_TASK DESCRIPTION_
The lines from the top of the material through the line with "-0.4993, -0.4998, -0.4999];" are to be set down exactly. Leave the pictures out.

_DATA SECTION_
━━━━
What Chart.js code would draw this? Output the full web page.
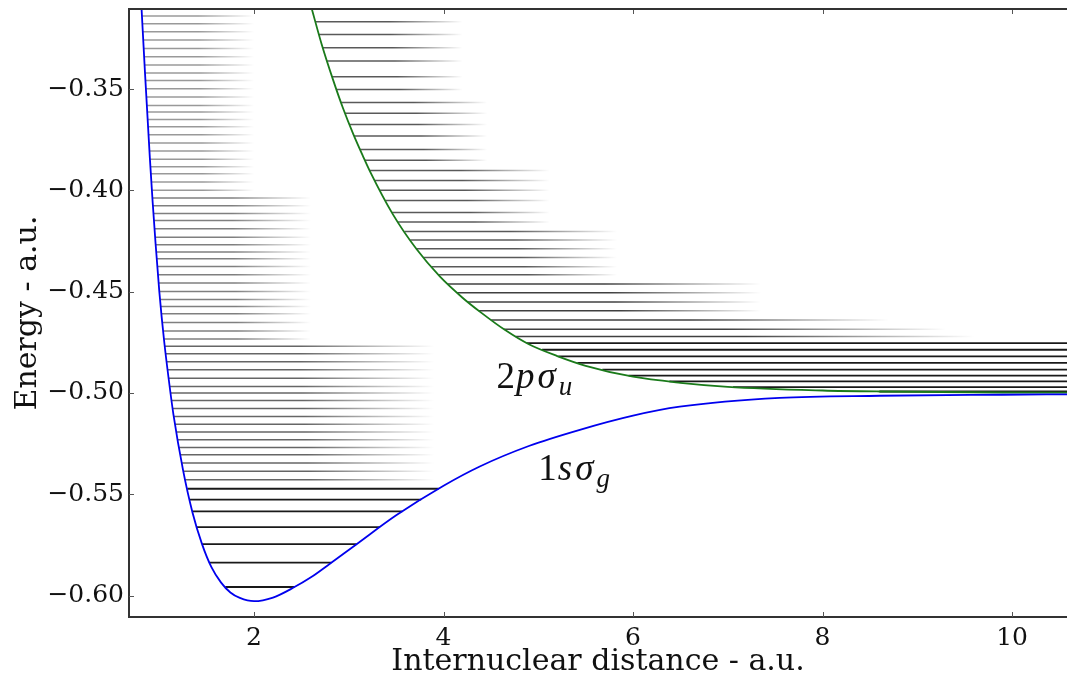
<!DOCTYPE html>
<html lang="en">
<head>
  <meta charset="UTF-8">
  <title>H2+ potential curves</title>
  <script src="https://cdn.jsdelivr.net/npm/chart.js"></script>
  <style>
    body { margin: 0; background: #fff; }
    canvas { display: block; }
  </style>
</head>
<body>
  <canvas id="chart" width="1067" height="681"></canvas>

  <script>
    // 1s sigma_g curve (internuclear distance, energy)
    const blueR = [0.80, 0.812, 0.85, 0.90, 0.93, 0.96, 1.00, 1.05, 1.10, 1.15, 1.25, 1.35, 1.45, 1.55, 1.65, 1.75, 1.85, 2.00, 2.20, 2.412, 2.60, 2.80, 3.089, 3.50, 4.00, 4.382, 4.90, 5.438, 6.00, 6.493, 7.548, 8.604, 9.891, 10.6];
    const blueE = [-0.2995, -0.3099, -0.3430, -0.3840, -0.4060, -0.4260, -0.4500, -0.4740, -0.4935, -0.5110, -0.5380, -0.5590, -0.5745, -0.5860, -0.5935, -0.5985, -0.6012, -0.6028, -0.6010, -0.5962, -0.5910, -0.5843, -0.5744, -0.5604, -0.5458, -0.5363, -0.5262, -0.5182, -0.5112, -0.5068, -0.5024, -0.5014, -0.5009, -0.5007];

    // 2p sigma_u curve
    const greenR = [2.58, 2.606, 2.711, 2.834, 2.939, 3.045, 3.150, 3.222, 3.467, 3.714, 3.960, 4.20, 4.40, 4.65, 4.90, 5.20, 5.50, 6.00, 6.50, 7.00, 8.00, 8.60, 9.90, 10.6];
    const greenE = [-0.3055, -0.3099, -0.3275, -0.3455, -0.3595, -0.3720, -0.3832, -0.3905, -0.4120, -0.4290, -0.4425, -0.4530, -0.4605, -0.4690, -0.4760, -0.4818, -0.4866, -0.4920, -0.4950, -0.4970, -0.4988, -0.4993, -0.4998, -0.4999];

    // level energies drawn as horizontal lines
    const blueLevelE = [-0.3140, -0.3178, -0.3217, -0.3258, -0.3300, -0.3341, -0.3382, -0.3421, -0.3458, -0.3499, -0.3539, -0.3581, -0.3614, -0.3650, -0.3686, -0.3726, -0.3767, -0.3806, -0.3847, -0.3884, -0.3918, -0.3959, -0.4000,
      -0.4038, -0.4076, -0.4114, -0.4149, -0.4190, -0.4231, -0.4269, -0.4305, -0.4338, -0.4376, -0.4417, -0.4458, -0.4499, -0.4539, -0.4573, -0.4609, -0.4652, -0.4694, -0.4734,
      -0.4770, -0.4807, -0.4846, -0.4885, -0.4928, -0.4968, -0.5000, -0.5037, -0.5077, -0.5116, -0.5155, -0.5193, -0.5231, -0.5269, -0.5305, -0.5346, -0.5387, -0.5428,
      -0.5473, -0.5527, -0.5585, -0.5662, -0.5746, -0.5838, -0.5958];
    // levels above each floor fade out at the matching distance; below the last one they are bound
    const blueBandFloor = [-0.402, -0.475, -0.545];
    const blueBandEnd = [2.0, 2.6, 3.9];

    const greenLevelE = [-0.3168, -0.3231, -0.3296, -0.3362, -0.3439, -0.3502, -0.3566, -0.3620, -0.3675, -0.3732, -0.3798, -0.3852, -0.3902, -0.3951, -0.4000, -0.4050, -0.4109, -0.4156, -0.4203, -0.4245, -0.4288, -0.4331, -0.4377, -0.4417, -0.4462, -0.4505, -0.4551, -0.4594, -0.4640, -0.4686, -0.4721, -0.4754, -0.4787, -0.4820, -0.4852, -0.4885, -0.4915, -0.4943, -0.4971, -0.4993];
    const greenBandFloor = [-0.351, -0.387, -0.418, -0.444, -0.461, -0.466, -0.470, -0.473];
    const greenBandEnd = [4.2, 4.46, 5.12, 5.83, 7.35, 8.7, 9.3, 9.6];

    const xTicks = [2, 4, 6, 8, 10];
    const xTickLabels = ['2', '4', '6', '8', '10'];
    const yTicks = [-0.60, -0.55, -0.50, -0.45, -0.40, -0.35];
    const yTickLabels = ['\u22120.60', '\u22120.55', '\u22120.50', '\u22120.45', '\u22120.40', '\u22120.35'];

    // where a curve crosses energy e (linear between read points)
    function crossing(rs, es, e) {
      for (let k = 0; k < rs.length - 1; k++) {
        const a = es[k], b = es[k + 1];
        if ((a - e) * (b - e) <= 0 && a !== b) {
          return rs[k] + (e - a) / (b - a) * (rs[k + 1] - rs[k]);
        }
      }
      return null;
    }

    function levelSet(x0, x1, e, alpha, fade) {
      return {
        data: [{ x: x0, y: e }, { x: x1, y: e }],
        borderWidth: fade ? 1.5 : 1.8,
        pointRadius: 0,
        tension: 0,
        order: 2,
        borderColor(ctx) {
          const c = ctx.chart, sx = c.scales.x;
          const solid = 'rgba(0,0,0,' + alpha + ')';
          if (!fade || !c.chartArea || !sx) return solid;
          const p0 = sx.getPixelForValue(x0), p1 = sx.getPixelForValue(x1);
          const g = c.ctx.createLinearGradient(p0, 0, p1, 0);
          g.addColorStop(0, solid);
          g.addColorStop(0.5, solid);
          g.addColorStop(1, 'rgba(0,0,0,0)');
          return g;
        }
      };
    }

    const minIdx = blueE.indexOf(Math.min(...blueE));
    const leftR = blueR.slice(0, minIdx + 1), leftE = blueE.slice(0, minIdx + 1);
    const rightR = blueR.slice(minIdx), rightE = blueE.slice(minIdx);

    const levels = [];
    blueLevelE.forEach(e => {
      const x0 = crossing(leftR, leftE, e);
      const band = blueBandFloor.findIndex(f => e >= f);
      if (band < 0) {
        levels.push(levelSet(x0, crossing(rightR, rightE, e), e, 0.9, false));
      } else {
        levels.push(levelSet(x0, blueBandEnd[band], e, [0.4, 0.5, 0.6][band], true));
      }
    });
    greenLevelE.forEach(e => {
      const x0 = crossing(greenR, greenE, e);
      const band = greenBandFloor.findIndex(f => e >= f);
      if (band < 0) {
        levels.push(levelSet(x0, 12, e, 0.9, false));
      } else {
        levels.push(levelSet(x0, greenBandEnd[band], e, band < 4 ? 0.65 : 0.75, true));
      }
    });

    function line(ctx, x0, y0, x1, y1) {
      ctx.beginPath(); ctx.moveTo(x0, y0); ctx.lineTo(x1, y1); ctx.stroke();
    }

    function mathLabel(ctx, px, py, parts) {
      let cx = px;
      parts.forEach(p => {
        const size = p.sub ? 27 : 37;
        ctx.font = (p.italic ? 'italic ' : '') + size + 'px "Liberation Serif", serif';
        ctx.fillText(p.t, cx, py + (p.sub ? 7 : 0));
        cx += ctx.measureText(p.t).width + (p.italic && !p.sub ? 3 : 1);
      });
    }

    const decor = {
      id: 'decor',
      afterDatasetsDraw(chart) {
        const { ctx, chartArea: a, scales: { x, y } } = chart;
        ctx.save();
        ctx.strokeStyle = '#555';
        ctx.lineWidth = 1;
        xTicks.forEach(v => {
          const px = Math.round(x.getPixelForValue(v)) + 0.5;
          line(ctx, px, a.bottom, px, a.bottom - 5);
          line(ctx, px, a.top, px, a.top + 5);
        });
        yTicks.forEach(v => {
          const py = Math.round(y.getPixelForValue(v)) + 0.5;
          line(ctx, a.left, py, a.left + 5, py);
        });
        ctx.strokeStyle = '#333';
        ctx.lineWidth = 2;
        line(ctx, a.left - 1, a.top, a.right, a.top);

        ctx.fillStyle = '#111';
        ctx.textBaseline = 'alphabetic';
        mathLabel(ctx, x.getPixelForValue(4.56), y.getPixelForValue(-0.4974), [
          { t: '2' }, { t: 'p', italic: true }, { t: '\u03c3', italic: true }, { t: 'u', italic: true, sub: true }
        ]);
        mathLabel(ctx, x.getPixelForValue(5.0), y.getPixelForValue(-0.5428), [
          { t: '1' }, { t: 's', italic: true }, { t: '\u03c3', italic: true }, { t: 'g', italic: true, sub: true }
        ]);
        ctx.restore();
      }
    };

    const tickFont = { family: '"DejaVu Serif", serif', size: 25 };
    const titleFont = { family: '"DejaVu Serif", serif', size: 30 };

    new Chart(document.getElementById('chart'), {
      type: 'line',
      data: {
        datasets: [
          {
            data: blueR.map((r, k) => ({ x: r, y: blueE[k] })),
            borderColor: '#0000ee', borderWidth: 1.8, pointRadius: 0,
            cubicInterpolationMode: 'monotone', order: 0
          },
          {
            data: greenR.map((r, k) => ({ x: r, y: greenE[k] })),
            borderColor: '#1a7a1a', borderWidth: 1.8, pointRadius: 0,
            cubicInterpolationMode: 'monotone', order: 0
          },
          ...levels
        ]
      },
      options: {
        responsive: false,
        animation: false,
        layout: { padding: { top: 9, right: 0, left: 0, bottom: 0 } },
        plugins: { legend: { display: false }, tooltip: { enabled: false } },
        scales: {
          x: {
            type: 'linear', min: 0.68, max: 10.58,
            grid: { display: false, drawTicks: false },
            border: { display: true, color: '#333', width: 2 },
            afterBuildTicks: s => { s.ticks = xTicks.map(v => ({ value: v })); },
            afterFit: s => { s.height = 64; s.paddingLeft = 0; s.paddingRight = 0; },
            ticks: { font: tickFont, color: '#111', padding: 6, maxRotation: 0,
              callback: (v, k) => xTickLabels[k] },
            title: { display: true, text: 'Internuclear distance - a.u.', font: titleFont, color: '#111',
              padding: { top: 0, bottom: 1 } }
          },
          y: {
            type: 'linear', min: -0.6106, max: -0.3105,
            grid: { display: false, drawTicks: false },
            border: { display: true, color: '#333', width: 2 },
            afterBuildTicks: s => { s.ticks = yTicks.map(v => ({ value: v })); },
            afterFit: s => { s.width = 129; s.paddingTop = 0; s.paddingBottom = 0; },
            ticks: { font: tickFont, color: '#111', padding: 5,
              callback: (v, k) => yTickLabels[k] },
            title: { display: true, text: 'Energy - a.u.', font: titleFont, color: '#111',
              padding: { top: 10, bottom: 0 } }
          }
        }
      },
      plugins: [decor]
    });
  </script>
</body>
</html>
━━━━
_RESULT_
What Chart.js code would draw this? Output the full web page.
<!DOCTYPE html>
<html lang="en">
<head>
  <meta charset="UTF-8">
  <title>H2+ potential curves</title>
  <script src="https://cdn.jsdelivr.net/npm/chart.js"></script>
  <style>
    body { margin: 0; background: #fff; }
    canvas { display: block; }
  </style>
</head>
<body>
  <canvas id="chart" width="1067" height="681"></canvas>

  <script>
    // 1s sigma_g curve (internuclear distance, energy)
    const blueR = [0.80, 0.812, 0.85, 0.90, 0.93, 0.96, 1.00, 1.05, 1.10, 1.15, 1.25, 1.35, 1.45, 1.55, 1.65, 1.75, 1.85, 2.00, 2.20, 2.412, 2.60, 2.80, 3.089, 3.50, 4.00, 4.382, 4.90, 5.438, 6.00, 6.493, 7.548, 8.604, 9.891, 10.6];
    const blueE = [-0.2995, -0.3099, -0.3430, -0.3840, -0.4060, -0.4260, -0.4500, -0.4740, -0.4935, -0.5110, -0.5380, -0.5590, -0.5745, -0.5860, -0.5935, -0.5985, -0.6012, -0.6028, -0.6010, -0.5962, -0.5910, -0.5843, -0.5744, -0.5604, -0.5458, -0.5363, -0.5262, -0.5182, -0.5112, -0.5068, -0.5024, -0.5014, -0.5009, -0.5007];

    // 2p sigma_u curve
    const greenR = [2.58, 2.606, 2.711, 2.834, 2.939, 3.045, 3.150, 3.222, 3.467, 3.714, 3.960, 4.20, 4.40, 4.65, 4.90, 5.20, 5.50, 6.00, 6.50, 7.00, 8.00, 8.60, 9.90, 10.6];
    const greenE = [-0.3055, -0.3099, -0.3275, -0.3455, -0.3595, -0.3720, -0.3832, -0.3905, -0.4120, -0.4290, -0.4425, -0.4530, -0.4605, -0.4690, -0.4760, -0.4818, -0.4866, -0.4920, -0.4950, -0.4970, -0.4988, -0.4993, -0.4998, -0.4999];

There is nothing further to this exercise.